A: London, England, United Kingdom, B: Manchester, England, United Kingdom
In 1856 bibliographer Andrea Crestadoro, an acquaintance of Anthony Panizzi, exasperated with delays in production of the British Museum Catalogue of Printed Books, published anonymously The Art of Making Catalogues of Libraries, or a Method to Obtain a Most Perfect Complete and Satisfactory Printed Catalogue of the British Museum Library by a Reader Therein.
Crestadoro's booklet served as basis for a catalogue code. "In it he advocated the idea of the 'inventorial' catalog which would have detailed entries arranged in order of accession. The library patron was to be provided access to the entries through an alphabetical index of names and subjects.

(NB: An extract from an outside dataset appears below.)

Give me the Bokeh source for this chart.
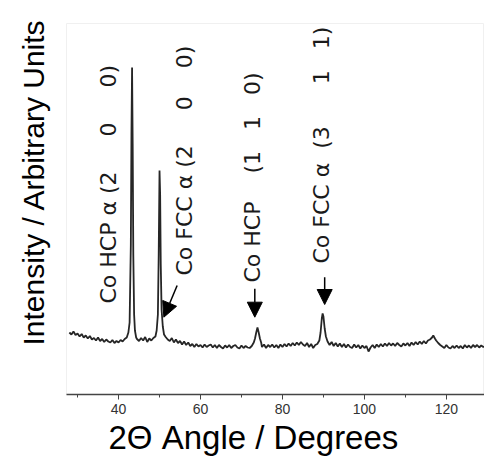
from bokeh.plotting import figure
from bokeh.models import Label, Arrow, NormalHead, Range1d, SingleIntervalTicker, Title
from bokeh.embed import file_html
from bokeh.resources import INLINE

# ---- data (2-theta in degrees, intensity in arbitrary units) ----
angle = [
    28.0, 28.5, 29.0, 29.5, 30.0, 30.5, 31.0, 31.5, 32.0, 32.5,
    33.0, 33.5, 34.0, 34.5, 35.0, 35.5, 36.0, 36.5, 37.0, 37.5,
    38.0, 38.5, 39.0, 39.5, 40.0, 40.5, 41.0, 41.5, 42.0,
    42.4, 42.7, 43.0, 43.15, 43.3, 43.45, 43.6, 43.8, 44.0, 44.3,
    44.5, 45.0, 45.5, 46.0, 46.5, 47.0, 47.5, 48.0, 48.5, 49.0,
    49.3, 49.6, 49.8, 50.0, 50.15, 50.3, 50.5, 50.8, 51.1, 51.5,
    52.0, 52.5, 53.0, 53.5, 54.0, 54.5, 55.0, 55.5, 56.0, 56.5,
    57.0, 57.5, 58.0, 58.5, 59.0, 59.5, 60.0, 60.5, 61.0, 61.5,
    62.0, 62.5, 63.0, 63.5, 64.0, 64.5, 65.0, 65.5, 66.0, 66.5,
    67.0, 67.5, 68.0, 68.5, 69.0, 69.5, 70.0, 70.5, 71.0, 71.5,
    72.0, 72.5, 73.0,
    73.3, 73.6, 73.9, 74.2, 74.5, 74.8,
    75.0, 75.5, 76.0, 76.5, 77.0, 77.5, 78.0, 78.5, 79.0, 79.5,
    80.0, 80.5, 81.0, 81.5, 82.0, 82.5, 83.0, 83.5, 84.0, 84.5,
    85.0, 85.5, 86.0, 86.5, 87.0, 87.5, 88.0, 88.5, 89.0,
    89.3, 89.6, 89.8, 90.0, 90.3, 90.6, 91.0,
    91.5, 92.0, 92.5, 93.0, 93.5, 94.0, 94.5, 95.0, 95.5, 96.0,
    96.5, 97.0, 97.5, 98.0, 98.5, 99.0, 99.5, 100.0, 100.5, 101.0,
    101.5, 102.0, 102.5, 103.0, 103.5, 104.0, 104.5, 105.0, 105.5, 106.0,
    106.5, 107.0, 107.5, 108.0, 108.5, 109.0, 109.5, 110.0, 110.5, 111.0,
    111.5, 112.0, 112.5, 113.0, 113.5, 114.0, 114.5, 115.0, 115.5, 116.0,
    116.5,
    116.8, 117.2, 117.5,
    118.0, 118.5, 119.0, 119.5, 120.0, 120.5, 121.0, 121.5, 122.0, 122.5,
    123.0, 123.5, 124.0, 124.5, 125.0, 125.5, 126.0, 126.5, 127.0, 127.5,
    128.0, 128.5, 129.0, 129.5,
]
intensity = [
    620, 600, 630, 595, 610, 580, 605, 570, 590, 560,
    585, 550, 565, 540, 570, 535, 555, 525, 550, 530,
    520, 545, 515, 535, 520, 545, 530, 555, 570,
    620, 720, 1500, 2600, 3270, 2500, 1400, 800, 640, 570,
    555, 535, 565, 540, 575, 525, 560, 540, 565, 580,
    640, 800, 1400, 2240, 2000, 1300, 850, 680, 600, 575,
    550, 535, 565, 520, 550, 515, 535, 500, 530, 495,
    520, 485, 505, 475, 505, 480, 495, 470, 500, 475,
    490, 500, 470, 495, 465, 495, 475, 460, 490, 470,
    495, 465, 485, 495, 470, 460, 490, 465, 485, 470,
    465, 485, 520,
    560, 620, 670, 620, 560, 520,
    475, 500, 465, 495, 475, 500, 470, 495, 465, 500,
    475, 505, 480, 510, 485, 515, 490, 520, 495, 525,
    500, 485, 515, 475, 505, 465, 495, 505, 540,
    620, 760, 810, 780, 660, 580, 530,
    495, 525, 485, 515, 480, 510, 475, 505, 470, 500,
    475, 465, 500, 470, 495, 460, 490, 465, 485, 430,
    470, 495, 465, 500, 475, 505, 480, 510, 485, 515,
    490, 510, 485, 515, 495, 480, 510, 490, 515, 485,
    520, 495, 525, 500, 530, 505, 535, 510, 540, 550,
    570,
    590, 560, 540,
    515, 495, 480, 465, 495, 470, 460, 485, 465, 490,
    465, 485, 460, 495, 470, 490, 465, 495, 475, 495,
    470, 490, 475, 485,
]

NB = "\u00a0"
peak_labels = [
    "Co HCP α (2" + NB * 5 + "0" + NB * 5 + "0)",
    "Co FCC α (2" + NB * 5 + "0" + NB * 4 + "0)",
    "Co HCP" + NB * 4 + "(1" + NB * 3 + "1" + NB * 3 + "0)",
    "Co FCC α" + NB * 2 + "(3" + NB * 6 + "1" + NB * 3 + "1)",
]
x_label = "2Θ Angle / Degrees"
y_label = "Intensity / Arbitrary Units"

# ---- figure ----
p = figure(width=484, height=465, output_backend="svg", toolbar_location=None,
           x_range=Range1d(27.3, 129.3), y_range=Range1d(0, 3710),
           min_border_left=66, min_border_right=0, min_border_top=23, min_border_bottom=71)
p.yaxis.visible = False
p.grid.visible = False
p.outline_line_color = "#f0f0f0"
p.background_fill_color = "white"
p.border_fill_color = "white"

p.line(angle, intensity, line_color="#262626", line_width=1.8)

ax = p.xaxis[0]
ax.ticker = SingleIntervalTicker(interval=20, num_minor_ticks=2)
ax.axis_line_color = "#444444"
ax.axis_line_width = 1.5
ax.major_tick_line_color = "#444444"
ax.minor_tick_line_color = "#444444"
ax.major_tick_out = 5
ax.major_tick_in = 0
ax.minor_tick_out = 3
ax.minor_tick_in = 0
ax.major_label_text_font = "Liberation Sans"
ax.major_label_text_font_size = "14px"
ax.major_label_text_color = "#333333"
ax.major_label_standoff = 4

# peak annotations (placement in data units)
label_pos = [(37.6, 910), (56.1, 1190), (72.6, 1120), (89.5, 1310)]
for (lx, ly), txt in zip(label_pos, peak_labels):
    p.add_layout(Label(x=lx, y=ly, text=txt, angle=90, angle_units="deg",
                       text_align="left", text_baseline="middle",
                       text_font="DejaVu Sans", text_font_size="22px",
                       text_color="#1a1a1a"))

arrows = [((54.3, 1090), (51.05, 773)), ((73.25, 1057), (73.25, 773)), ((90.3, 1173), (90.3, 900))]
for (x0, y0), (x1, y1) in arrows:
    p.add_layout(Arrow(x_start=x0, y_start=y0, x_end=x1, y_end=y1, line_width=1.5,
                       line_color="black",
                       end=NormalHead(size=15, fill_color="black", line_color="black")))

# axis titles, drawn in the side panels
p.add_layout(Title(text=y_label, align="left", offset=49, vertical_align="top", standoff=30,
                   text_font="Liberation Sans", text_font_size="30px",
                   text_font_style="normal", text_color="black"), "left")
p.add_layout(Title(text=x_label, align="left", offset=42, vertical_align="top", standoff=4,
                   text_font="Liberation Sans", text_font_size="33px",
                   text_font_style="normal", text_color="black"), "below")

open("out.html", "w").write(file_html(p, INLINE))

The Public Library of Manchester, England adopted this approach for its catalog and hired Crestadoro to implement it there in 1864. Like Panizzi, Crestadoro intended to have his catalog serve the needs of catalog users, but the rules of his code were not based on an empirical investigation of those needs" (J. R. Hufford, The Pragmatic Basis of Catalog Codes: Has the User Been Ignored [2007] 29).
At the end of his pamphlet Crestadoro advocated production of a universal catalogue of all publications.
Crestadoro implemented his ideas for Keyword in Context Indexing (KWIC) in the Catalogue of the Manchester Free Library: Reference Department (1864).